* [TO BE DONE]: Print exactly the lines from the first one down to the line containing "t_red = np.linspace(-0.8, 3.0, 40)", both ends included, with no pictures and nothing else.

A run of records
= = = = = = =

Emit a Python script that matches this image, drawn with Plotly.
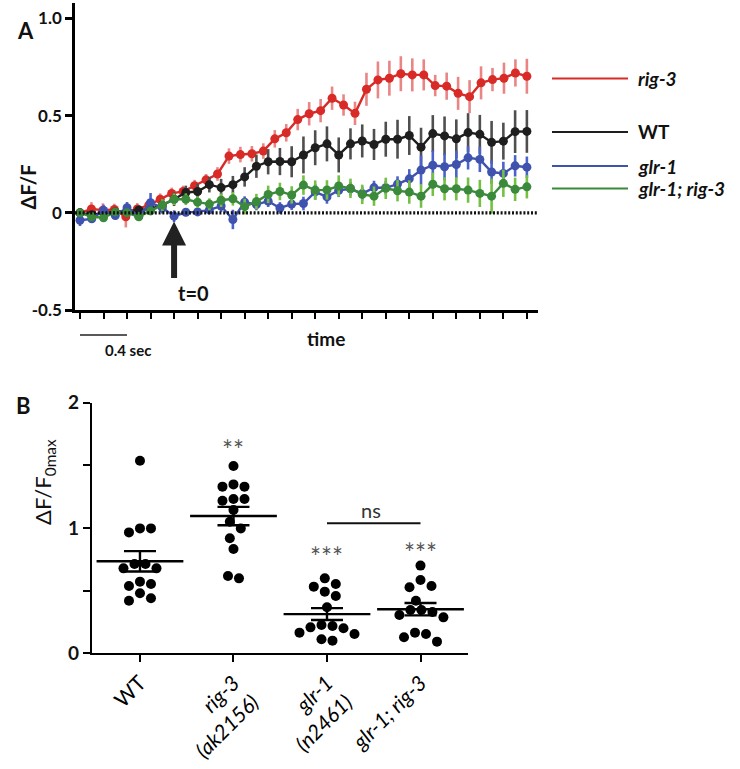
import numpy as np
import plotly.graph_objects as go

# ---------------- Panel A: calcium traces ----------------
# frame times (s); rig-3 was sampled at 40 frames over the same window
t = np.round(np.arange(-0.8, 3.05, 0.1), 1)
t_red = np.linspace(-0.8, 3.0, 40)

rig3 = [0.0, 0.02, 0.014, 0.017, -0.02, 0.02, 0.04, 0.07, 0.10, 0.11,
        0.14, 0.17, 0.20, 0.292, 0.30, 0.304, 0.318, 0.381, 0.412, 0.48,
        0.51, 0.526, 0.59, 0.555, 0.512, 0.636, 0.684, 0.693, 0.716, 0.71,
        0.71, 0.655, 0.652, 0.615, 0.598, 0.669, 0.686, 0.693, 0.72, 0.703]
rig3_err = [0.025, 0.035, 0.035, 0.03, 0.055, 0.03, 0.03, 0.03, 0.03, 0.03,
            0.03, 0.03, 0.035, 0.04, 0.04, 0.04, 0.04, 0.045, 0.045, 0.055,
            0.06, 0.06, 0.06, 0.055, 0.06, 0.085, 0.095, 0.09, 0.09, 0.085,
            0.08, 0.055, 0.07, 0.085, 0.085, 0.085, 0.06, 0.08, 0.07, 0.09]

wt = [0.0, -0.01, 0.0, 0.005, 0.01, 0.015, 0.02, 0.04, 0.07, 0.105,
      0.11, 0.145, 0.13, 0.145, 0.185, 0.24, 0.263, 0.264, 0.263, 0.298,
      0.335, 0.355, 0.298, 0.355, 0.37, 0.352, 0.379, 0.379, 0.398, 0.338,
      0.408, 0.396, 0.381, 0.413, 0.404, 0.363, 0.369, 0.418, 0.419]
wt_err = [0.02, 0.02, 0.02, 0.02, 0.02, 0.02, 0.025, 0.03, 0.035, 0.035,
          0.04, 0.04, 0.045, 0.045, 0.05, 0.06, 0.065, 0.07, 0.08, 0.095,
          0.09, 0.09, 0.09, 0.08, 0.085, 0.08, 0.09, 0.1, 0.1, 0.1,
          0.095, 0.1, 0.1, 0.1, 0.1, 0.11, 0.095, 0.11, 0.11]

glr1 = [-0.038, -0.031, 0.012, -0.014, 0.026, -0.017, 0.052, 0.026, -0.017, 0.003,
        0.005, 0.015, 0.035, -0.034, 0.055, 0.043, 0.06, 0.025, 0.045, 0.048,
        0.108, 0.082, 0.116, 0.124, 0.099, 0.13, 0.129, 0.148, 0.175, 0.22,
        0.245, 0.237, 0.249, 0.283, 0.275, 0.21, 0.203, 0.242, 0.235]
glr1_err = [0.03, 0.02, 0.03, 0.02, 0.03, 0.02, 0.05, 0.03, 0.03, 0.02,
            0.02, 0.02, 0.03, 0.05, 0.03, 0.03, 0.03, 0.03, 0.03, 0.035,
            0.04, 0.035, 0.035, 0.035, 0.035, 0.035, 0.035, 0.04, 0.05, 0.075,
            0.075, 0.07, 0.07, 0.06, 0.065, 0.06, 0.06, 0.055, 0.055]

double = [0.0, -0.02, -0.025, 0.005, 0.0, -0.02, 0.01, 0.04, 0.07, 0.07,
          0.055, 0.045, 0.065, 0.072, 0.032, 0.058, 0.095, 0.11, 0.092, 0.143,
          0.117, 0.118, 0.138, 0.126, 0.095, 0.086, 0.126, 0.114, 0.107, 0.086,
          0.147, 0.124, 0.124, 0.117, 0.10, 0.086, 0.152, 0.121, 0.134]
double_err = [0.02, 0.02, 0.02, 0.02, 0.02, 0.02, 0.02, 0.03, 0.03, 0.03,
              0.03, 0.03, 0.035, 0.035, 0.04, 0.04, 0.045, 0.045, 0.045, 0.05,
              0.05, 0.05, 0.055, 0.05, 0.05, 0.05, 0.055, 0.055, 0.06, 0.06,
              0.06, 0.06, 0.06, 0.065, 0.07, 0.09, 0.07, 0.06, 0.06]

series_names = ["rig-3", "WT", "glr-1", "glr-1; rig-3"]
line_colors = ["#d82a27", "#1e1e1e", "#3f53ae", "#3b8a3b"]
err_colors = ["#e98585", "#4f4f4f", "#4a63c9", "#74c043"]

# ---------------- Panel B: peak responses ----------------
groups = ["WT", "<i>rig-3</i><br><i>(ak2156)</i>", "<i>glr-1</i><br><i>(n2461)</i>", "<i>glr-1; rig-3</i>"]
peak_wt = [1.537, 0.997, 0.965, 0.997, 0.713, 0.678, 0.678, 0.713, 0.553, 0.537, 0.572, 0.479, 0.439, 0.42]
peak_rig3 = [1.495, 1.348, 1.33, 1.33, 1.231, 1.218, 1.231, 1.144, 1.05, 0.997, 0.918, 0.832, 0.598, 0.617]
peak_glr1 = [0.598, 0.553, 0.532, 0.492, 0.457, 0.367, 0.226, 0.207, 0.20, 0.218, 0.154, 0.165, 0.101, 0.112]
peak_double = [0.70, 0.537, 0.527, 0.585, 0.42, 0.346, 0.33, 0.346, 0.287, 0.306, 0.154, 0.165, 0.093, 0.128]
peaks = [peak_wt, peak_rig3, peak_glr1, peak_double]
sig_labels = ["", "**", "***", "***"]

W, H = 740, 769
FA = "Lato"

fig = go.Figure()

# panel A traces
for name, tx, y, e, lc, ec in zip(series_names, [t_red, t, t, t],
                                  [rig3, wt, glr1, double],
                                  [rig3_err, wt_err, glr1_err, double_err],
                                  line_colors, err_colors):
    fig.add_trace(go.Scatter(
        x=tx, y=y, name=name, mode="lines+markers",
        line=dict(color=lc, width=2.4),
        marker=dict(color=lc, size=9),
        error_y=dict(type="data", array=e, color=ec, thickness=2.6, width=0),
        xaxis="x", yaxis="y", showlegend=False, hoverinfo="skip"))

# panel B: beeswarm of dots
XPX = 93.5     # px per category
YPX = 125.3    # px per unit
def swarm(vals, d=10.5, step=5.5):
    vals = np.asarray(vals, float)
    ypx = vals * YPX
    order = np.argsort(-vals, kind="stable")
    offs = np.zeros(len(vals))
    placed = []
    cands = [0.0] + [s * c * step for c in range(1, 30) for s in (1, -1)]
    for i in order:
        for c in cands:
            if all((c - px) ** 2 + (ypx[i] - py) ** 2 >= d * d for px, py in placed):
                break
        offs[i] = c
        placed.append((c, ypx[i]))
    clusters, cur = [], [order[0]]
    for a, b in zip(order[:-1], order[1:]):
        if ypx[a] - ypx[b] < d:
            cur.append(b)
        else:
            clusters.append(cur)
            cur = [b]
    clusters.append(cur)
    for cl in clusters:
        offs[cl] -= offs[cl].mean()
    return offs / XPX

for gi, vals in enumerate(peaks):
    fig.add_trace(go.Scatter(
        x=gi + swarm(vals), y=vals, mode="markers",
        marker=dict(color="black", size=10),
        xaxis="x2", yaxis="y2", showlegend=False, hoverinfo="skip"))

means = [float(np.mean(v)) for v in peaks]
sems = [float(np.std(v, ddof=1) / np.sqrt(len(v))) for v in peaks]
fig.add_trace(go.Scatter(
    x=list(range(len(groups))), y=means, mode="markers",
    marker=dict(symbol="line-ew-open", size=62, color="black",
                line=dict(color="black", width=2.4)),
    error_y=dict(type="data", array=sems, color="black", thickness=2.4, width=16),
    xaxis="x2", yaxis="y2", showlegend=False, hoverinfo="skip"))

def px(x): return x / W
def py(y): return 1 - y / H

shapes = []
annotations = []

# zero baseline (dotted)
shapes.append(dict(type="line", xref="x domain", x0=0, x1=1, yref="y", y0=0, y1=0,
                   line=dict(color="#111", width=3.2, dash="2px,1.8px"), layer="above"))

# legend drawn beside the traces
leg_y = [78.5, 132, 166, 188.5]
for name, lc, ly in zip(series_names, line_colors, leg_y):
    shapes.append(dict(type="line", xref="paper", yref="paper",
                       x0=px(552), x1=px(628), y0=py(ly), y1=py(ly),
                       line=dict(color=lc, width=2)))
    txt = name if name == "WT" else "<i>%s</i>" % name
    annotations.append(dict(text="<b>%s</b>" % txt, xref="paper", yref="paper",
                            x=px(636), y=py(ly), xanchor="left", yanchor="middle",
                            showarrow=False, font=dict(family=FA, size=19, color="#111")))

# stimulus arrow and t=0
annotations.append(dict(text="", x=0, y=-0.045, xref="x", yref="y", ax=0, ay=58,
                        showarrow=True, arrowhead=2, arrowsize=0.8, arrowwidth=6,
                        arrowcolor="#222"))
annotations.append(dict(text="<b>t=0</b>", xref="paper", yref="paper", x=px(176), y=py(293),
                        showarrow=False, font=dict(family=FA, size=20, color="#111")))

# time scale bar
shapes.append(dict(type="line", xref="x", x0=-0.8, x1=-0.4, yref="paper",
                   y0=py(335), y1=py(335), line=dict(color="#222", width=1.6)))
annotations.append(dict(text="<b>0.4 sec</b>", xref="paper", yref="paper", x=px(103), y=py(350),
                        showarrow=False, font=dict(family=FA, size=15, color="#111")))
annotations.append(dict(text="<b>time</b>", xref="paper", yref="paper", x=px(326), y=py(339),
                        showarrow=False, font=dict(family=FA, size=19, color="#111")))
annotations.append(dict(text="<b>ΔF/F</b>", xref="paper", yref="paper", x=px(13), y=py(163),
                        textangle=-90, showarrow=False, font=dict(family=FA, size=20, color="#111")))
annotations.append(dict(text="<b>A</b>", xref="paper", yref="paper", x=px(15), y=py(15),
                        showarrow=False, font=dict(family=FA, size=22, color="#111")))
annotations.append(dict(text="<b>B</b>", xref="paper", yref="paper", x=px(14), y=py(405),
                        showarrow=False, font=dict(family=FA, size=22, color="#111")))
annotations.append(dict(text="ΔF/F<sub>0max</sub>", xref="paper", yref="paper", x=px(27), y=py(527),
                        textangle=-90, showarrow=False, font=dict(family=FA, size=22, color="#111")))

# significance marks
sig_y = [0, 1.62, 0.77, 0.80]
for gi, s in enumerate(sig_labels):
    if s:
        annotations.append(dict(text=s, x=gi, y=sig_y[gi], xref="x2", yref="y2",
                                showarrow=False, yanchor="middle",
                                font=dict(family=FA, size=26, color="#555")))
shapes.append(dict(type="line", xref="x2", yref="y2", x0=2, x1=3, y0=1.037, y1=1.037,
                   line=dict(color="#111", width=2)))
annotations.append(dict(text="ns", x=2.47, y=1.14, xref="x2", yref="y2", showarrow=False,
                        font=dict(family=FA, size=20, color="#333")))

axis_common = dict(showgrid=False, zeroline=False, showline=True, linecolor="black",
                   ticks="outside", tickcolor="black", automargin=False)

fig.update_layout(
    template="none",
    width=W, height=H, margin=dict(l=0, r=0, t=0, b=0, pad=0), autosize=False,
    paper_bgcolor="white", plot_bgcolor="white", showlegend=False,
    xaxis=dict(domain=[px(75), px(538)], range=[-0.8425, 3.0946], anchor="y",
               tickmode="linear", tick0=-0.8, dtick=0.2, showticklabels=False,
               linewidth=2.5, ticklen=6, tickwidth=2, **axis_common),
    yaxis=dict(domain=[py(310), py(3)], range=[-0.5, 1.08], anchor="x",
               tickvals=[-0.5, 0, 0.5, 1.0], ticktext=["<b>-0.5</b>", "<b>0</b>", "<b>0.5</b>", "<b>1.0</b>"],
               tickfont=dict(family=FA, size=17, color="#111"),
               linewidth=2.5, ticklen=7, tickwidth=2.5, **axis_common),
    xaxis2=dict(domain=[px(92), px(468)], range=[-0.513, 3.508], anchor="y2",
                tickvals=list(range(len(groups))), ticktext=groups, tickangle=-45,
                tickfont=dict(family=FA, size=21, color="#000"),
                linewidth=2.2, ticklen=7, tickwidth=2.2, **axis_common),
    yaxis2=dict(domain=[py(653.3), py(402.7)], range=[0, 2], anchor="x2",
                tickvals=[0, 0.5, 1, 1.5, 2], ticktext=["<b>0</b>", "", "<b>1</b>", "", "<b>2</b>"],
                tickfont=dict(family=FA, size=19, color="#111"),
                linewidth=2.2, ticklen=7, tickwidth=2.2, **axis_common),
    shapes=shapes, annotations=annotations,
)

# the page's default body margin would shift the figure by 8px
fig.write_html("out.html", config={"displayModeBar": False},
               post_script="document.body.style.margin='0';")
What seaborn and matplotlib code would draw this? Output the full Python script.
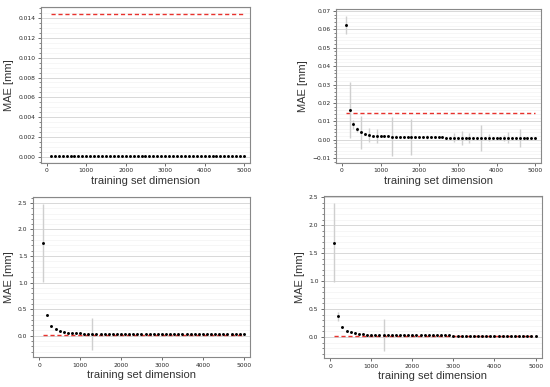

= = = = = = =

* [TASK ANSWER]:
Emit a Python script that matches this image, drawn with Plotly.
import numpy as np
import plotly.graph_objects as go

# ---------------- Panel A: calcium traces ----------------
# frame times (s); rig-3 was sampled at 40 frames over the same window
t = np.round(np.arange(-0.8, 3.05, 0.1), 1)
t_red = np.linspace(-0.8, 3.0, 40)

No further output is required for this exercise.